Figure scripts

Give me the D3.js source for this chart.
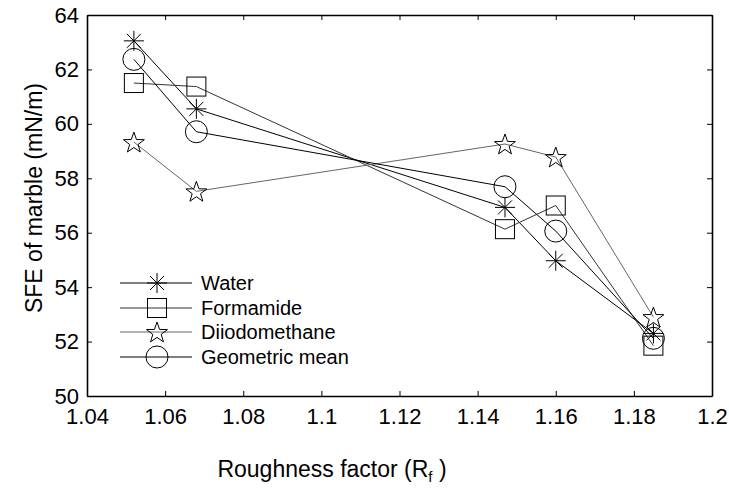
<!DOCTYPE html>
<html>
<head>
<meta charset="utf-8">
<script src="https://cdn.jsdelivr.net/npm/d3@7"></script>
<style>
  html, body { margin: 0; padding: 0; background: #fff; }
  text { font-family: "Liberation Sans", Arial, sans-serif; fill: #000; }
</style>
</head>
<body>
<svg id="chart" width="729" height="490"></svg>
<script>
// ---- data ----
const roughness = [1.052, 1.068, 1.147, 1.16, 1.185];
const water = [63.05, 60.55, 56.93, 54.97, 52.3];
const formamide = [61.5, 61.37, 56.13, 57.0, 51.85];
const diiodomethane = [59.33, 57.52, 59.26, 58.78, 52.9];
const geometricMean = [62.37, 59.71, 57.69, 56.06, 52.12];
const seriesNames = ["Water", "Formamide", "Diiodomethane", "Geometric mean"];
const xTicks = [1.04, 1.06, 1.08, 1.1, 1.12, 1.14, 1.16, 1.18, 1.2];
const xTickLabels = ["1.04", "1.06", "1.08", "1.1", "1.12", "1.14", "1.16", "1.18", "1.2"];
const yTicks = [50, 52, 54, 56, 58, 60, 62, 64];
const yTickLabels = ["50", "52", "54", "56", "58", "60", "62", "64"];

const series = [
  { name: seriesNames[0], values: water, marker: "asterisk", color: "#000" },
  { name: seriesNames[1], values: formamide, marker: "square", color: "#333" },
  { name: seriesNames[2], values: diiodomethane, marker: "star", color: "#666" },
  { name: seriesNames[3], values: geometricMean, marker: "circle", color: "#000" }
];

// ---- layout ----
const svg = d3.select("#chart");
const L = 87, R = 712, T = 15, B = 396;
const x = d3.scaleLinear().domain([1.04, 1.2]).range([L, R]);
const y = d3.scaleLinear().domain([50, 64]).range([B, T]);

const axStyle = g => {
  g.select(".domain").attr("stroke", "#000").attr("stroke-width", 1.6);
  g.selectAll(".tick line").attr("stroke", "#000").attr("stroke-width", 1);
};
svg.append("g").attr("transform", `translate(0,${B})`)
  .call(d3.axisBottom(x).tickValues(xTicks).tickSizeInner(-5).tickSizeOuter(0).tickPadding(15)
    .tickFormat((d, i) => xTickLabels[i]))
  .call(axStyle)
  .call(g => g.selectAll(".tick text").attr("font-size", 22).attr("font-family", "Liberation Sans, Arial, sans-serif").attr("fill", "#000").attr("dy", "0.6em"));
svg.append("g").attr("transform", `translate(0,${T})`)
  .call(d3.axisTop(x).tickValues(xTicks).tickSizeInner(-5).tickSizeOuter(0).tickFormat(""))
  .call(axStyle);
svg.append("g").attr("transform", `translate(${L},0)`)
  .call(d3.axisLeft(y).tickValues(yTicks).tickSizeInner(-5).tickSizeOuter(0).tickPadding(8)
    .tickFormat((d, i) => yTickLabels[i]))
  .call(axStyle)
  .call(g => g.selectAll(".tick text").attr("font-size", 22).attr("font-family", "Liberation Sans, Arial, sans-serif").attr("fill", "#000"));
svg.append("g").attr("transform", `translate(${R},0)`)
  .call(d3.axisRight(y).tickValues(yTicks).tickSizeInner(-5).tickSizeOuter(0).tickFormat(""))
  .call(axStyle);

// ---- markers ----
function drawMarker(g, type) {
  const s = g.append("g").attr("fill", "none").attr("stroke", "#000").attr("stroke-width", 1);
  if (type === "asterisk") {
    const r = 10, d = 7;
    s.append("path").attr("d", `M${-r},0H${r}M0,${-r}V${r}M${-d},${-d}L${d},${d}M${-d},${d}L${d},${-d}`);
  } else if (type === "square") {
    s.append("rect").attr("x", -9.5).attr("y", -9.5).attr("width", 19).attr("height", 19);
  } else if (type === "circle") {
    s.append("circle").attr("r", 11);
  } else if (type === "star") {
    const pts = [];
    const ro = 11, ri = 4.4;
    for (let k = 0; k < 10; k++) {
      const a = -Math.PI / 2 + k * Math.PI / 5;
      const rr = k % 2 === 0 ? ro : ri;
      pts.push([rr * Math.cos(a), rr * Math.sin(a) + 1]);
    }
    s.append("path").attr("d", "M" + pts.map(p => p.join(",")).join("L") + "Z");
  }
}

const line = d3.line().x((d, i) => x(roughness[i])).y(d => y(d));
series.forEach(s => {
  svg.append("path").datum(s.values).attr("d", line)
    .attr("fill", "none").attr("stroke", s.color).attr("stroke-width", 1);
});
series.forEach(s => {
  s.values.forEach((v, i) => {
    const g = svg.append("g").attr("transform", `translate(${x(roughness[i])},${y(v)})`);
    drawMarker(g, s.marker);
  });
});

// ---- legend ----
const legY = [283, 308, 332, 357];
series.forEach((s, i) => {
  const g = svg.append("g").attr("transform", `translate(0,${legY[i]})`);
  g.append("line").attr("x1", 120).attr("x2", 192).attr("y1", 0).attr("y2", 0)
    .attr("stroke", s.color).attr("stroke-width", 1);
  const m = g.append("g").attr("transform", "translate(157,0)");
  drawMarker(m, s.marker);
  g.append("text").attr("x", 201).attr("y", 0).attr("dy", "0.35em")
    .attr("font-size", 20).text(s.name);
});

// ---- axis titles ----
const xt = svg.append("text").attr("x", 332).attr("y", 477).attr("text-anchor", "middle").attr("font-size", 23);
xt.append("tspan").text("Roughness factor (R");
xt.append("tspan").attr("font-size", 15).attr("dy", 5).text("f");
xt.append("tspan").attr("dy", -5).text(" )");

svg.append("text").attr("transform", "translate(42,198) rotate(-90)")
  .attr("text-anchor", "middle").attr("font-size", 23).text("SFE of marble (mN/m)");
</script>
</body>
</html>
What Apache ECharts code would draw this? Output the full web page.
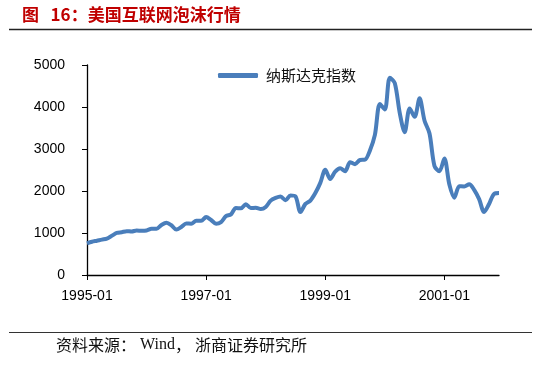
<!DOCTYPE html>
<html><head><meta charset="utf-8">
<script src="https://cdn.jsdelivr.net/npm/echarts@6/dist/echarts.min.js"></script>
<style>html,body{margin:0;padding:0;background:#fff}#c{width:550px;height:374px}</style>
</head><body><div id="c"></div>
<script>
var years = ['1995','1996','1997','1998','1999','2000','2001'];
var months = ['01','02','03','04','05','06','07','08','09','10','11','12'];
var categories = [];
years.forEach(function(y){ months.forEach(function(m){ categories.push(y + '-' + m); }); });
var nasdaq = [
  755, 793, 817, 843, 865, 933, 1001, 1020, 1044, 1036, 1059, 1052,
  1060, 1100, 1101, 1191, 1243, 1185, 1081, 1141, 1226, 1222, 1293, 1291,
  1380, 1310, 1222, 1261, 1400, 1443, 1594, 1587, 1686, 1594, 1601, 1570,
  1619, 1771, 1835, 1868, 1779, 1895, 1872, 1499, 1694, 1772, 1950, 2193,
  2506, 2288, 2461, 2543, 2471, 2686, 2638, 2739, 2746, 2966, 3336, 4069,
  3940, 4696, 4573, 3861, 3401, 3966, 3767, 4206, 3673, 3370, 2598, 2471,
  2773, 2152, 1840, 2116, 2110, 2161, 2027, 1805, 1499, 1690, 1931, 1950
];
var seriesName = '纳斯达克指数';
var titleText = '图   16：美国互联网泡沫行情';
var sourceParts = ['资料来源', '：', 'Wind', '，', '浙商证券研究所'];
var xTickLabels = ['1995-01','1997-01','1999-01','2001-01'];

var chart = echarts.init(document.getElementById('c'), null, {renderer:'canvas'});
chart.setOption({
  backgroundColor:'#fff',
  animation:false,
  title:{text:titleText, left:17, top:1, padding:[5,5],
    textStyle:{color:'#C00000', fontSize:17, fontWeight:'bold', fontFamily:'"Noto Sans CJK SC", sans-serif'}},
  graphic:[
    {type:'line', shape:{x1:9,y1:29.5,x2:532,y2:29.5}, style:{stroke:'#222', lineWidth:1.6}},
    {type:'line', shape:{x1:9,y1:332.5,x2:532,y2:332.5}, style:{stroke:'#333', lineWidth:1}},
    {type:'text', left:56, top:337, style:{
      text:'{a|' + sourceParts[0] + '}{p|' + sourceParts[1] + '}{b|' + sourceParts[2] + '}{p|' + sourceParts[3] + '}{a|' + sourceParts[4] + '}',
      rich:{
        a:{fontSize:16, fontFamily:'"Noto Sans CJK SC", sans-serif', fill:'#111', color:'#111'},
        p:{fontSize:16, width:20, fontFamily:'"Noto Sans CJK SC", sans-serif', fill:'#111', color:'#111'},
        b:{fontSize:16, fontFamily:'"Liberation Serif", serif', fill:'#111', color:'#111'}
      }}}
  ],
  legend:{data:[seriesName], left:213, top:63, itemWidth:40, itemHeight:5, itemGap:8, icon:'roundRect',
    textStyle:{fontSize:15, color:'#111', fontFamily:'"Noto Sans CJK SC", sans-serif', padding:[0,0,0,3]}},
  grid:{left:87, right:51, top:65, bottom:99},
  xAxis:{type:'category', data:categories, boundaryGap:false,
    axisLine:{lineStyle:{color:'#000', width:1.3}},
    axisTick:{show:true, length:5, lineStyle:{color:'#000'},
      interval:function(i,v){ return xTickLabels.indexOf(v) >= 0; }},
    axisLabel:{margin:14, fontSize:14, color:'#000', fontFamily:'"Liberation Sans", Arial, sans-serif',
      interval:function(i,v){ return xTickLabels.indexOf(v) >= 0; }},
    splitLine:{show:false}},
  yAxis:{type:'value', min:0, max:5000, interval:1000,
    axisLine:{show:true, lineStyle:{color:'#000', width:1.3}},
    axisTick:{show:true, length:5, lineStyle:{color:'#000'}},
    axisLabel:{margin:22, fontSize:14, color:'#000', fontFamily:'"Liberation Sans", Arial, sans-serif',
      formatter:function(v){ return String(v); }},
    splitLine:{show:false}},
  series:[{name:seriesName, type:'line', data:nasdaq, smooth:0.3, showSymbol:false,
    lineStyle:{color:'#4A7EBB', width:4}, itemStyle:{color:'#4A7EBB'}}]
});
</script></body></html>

...

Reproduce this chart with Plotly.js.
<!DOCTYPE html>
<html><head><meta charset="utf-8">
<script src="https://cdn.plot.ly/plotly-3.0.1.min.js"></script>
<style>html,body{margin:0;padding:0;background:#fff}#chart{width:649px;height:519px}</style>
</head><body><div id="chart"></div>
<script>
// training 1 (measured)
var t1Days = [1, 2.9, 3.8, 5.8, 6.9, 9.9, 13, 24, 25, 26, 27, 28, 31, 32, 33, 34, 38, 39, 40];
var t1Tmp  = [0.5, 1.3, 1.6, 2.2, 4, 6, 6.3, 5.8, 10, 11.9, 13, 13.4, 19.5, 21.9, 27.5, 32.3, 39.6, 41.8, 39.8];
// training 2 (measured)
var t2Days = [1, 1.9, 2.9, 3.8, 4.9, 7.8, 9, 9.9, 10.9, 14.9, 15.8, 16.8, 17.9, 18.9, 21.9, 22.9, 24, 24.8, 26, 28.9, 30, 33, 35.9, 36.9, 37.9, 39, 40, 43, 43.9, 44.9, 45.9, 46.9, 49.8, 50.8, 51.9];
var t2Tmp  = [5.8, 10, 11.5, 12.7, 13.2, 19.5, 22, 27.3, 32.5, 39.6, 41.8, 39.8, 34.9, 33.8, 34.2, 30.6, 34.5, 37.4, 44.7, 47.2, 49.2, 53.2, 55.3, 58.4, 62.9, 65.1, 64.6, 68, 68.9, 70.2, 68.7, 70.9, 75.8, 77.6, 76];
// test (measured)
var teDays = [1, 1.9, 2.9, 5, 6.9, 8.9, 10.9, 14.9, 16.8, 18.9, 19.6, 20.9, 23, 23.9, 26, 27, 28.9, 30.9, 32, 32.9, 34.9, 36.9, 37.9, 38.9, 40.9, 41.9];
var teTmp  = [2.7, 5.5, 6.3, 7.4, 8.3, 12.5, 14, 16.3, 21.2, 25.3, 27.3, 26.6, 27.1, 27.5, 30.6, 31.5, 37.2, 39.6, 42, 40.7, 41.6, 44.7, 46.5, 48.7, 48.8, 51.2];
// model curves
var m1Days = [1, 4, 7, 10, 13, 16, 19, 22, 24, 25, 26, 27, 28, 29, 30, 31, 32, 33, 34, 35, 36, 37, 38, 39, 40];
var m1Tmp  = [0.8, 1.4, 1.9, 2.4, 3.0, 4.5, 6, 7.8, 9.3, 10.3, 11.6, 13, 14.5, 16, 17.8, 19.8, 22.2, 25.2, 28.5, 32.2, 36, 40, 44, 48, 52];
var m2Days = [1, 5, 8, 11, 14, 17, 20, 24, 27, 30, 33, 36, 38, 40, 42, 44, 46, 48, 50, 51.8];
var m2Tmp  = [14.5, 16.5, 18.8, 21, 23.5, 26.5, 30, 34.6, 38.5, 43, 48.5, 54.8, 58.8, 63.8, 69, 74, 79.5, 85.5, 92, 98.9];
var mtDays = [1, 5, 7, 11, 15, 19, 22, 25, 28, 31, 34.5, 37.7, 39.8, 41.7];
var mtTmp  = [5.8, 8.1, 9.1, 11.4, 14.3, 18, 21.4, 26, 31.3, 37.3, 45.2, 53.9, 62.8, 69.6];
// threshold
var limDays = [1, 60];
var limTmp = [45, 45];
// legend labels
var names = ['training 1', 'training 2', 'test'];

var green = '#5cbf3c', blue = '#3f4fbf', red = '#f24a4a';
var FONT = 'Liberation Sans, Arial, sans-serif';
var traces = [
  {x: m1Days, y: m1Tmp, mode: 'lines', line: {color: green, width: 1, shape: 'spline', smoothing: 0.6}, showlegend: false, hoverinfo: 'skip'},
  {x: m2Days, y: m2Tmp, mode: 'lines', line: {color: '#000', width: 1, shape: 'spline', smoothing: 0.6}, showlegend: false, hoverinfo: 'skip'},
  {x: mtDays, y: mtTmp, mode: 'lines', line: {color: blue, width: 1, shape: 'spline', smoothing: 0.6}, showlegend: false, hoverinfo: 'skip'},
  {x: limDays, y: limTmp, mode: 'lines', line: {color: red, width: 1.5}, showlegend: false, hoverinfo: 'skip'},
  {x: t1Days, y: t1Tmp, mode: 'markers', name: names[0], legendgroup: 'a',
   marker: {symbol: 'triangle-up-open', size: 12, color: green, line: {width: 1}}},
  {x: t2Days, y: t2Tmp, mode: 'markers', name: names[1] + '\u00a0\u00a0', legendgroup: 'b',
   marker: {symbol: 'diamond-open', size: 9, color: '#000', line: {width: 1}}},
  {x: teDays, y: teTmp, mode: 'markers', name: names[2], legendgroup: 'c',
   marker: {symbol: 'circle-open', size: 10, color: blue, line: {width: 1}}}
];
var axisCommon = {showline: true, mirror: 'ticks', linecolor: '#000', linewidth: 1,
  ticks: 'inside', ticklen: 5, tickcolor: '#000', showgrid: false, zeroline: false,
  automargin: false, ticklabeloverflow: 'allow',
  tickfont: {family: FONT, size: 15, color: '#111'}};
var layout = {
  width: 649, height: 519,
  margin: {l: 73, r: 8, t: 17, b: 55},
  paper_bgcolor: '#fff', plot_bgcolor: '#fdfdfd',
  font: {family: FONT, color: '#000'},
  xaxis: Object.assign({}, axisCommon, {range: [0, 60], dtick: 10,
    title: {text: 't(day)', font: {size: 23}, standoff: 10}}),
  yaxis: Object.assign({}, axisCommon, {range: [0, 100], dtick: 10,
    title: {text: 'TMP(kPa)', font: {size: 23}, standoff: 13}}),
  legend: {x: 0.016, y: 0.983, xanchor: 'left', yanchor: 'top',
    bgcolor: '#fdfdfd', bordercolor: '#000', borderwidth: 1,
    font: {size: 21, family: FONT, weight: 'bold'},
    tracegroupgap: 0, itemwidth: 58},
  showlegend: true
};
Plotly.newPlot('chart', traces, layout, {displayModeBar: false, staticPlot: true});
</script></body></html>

## WRITTEN PROBLEM
Make an exact copy of only the lines from the one with "Give me the D3.js source for this chart." through the one with "const y = d3.scaleLinear().domain([50, 64]).range([B, T]);". Pictures don't belong in it.

## REPLY
Give me the D3.js source for this chart.
<!DOCTYPE html>
<html>
<head>
<meta charset="utf-8">
<script src="https://cdn.jsdelivr.net/npm/d3@7"></script>
<style>
  html, body { margin: 0; padding: 0; background: #fff; }
  text { font-family: "Liberation Sans", Arial, sans-serif; fill: #000; }
</style>
</head>
<body>
<svg id="chart" width="729" height="490"></svg>
<script>
// ---- data ----
const roughness = [1.052, 1.068, 1.147, 1.16, 1.185];
const water = [63.05, 60.55, 56.93, 54.97, 52.3];
const formamide = [61.5, 61.37, 56.13, 57.0, 51.85];
const diiodomethane = [59.33, 57.52, 59.26, 58.78, 52.9];
const geometricMean = [62.37, 59.71, 57.69, 56.06, 52.12];
const seriesNames = ["Water", "Formamide", "Diiodomethane", "Geometric mean"];
const xTicks = [1.04, 1.06, 1.08, 1.1, 1.12, 1.14, 1.16, 1.18, 1.2];
const xTickLabels = ["1.04", "1.06", "1.08", "1.1", "1.12", "1.14", "1.16", "1.18", "1.2"];
const yTicks = [50, 52, 54, 56, 58, 60, 62, 64];
const yTickLabels = ["50", "52", "54", "56", "58", "60", "62", "64"];

const series = [
  { name: seriesNames[0], values: water, marker: "asterisk", color: "#000" },
  { name: seriesNames[1], values: formamide, marker: "square", color: "#333" },
  { name: seriesNames[2], values: diiodomethane, marker: "star", color: "#666" },
  { name: seriesNames[3], values: geometricMean, marker: "circle", color: "#000" }
];

// ---- layout ----
const svg = d3.select("#chart");
const L = 87, R = 712, T = 15, B = 396;
const x = d3.scaleLinear().domain([1.04, 1.2]).range([L, R]);
const y = d3.scaleLinear().domain([50, 64]).range([B, T]);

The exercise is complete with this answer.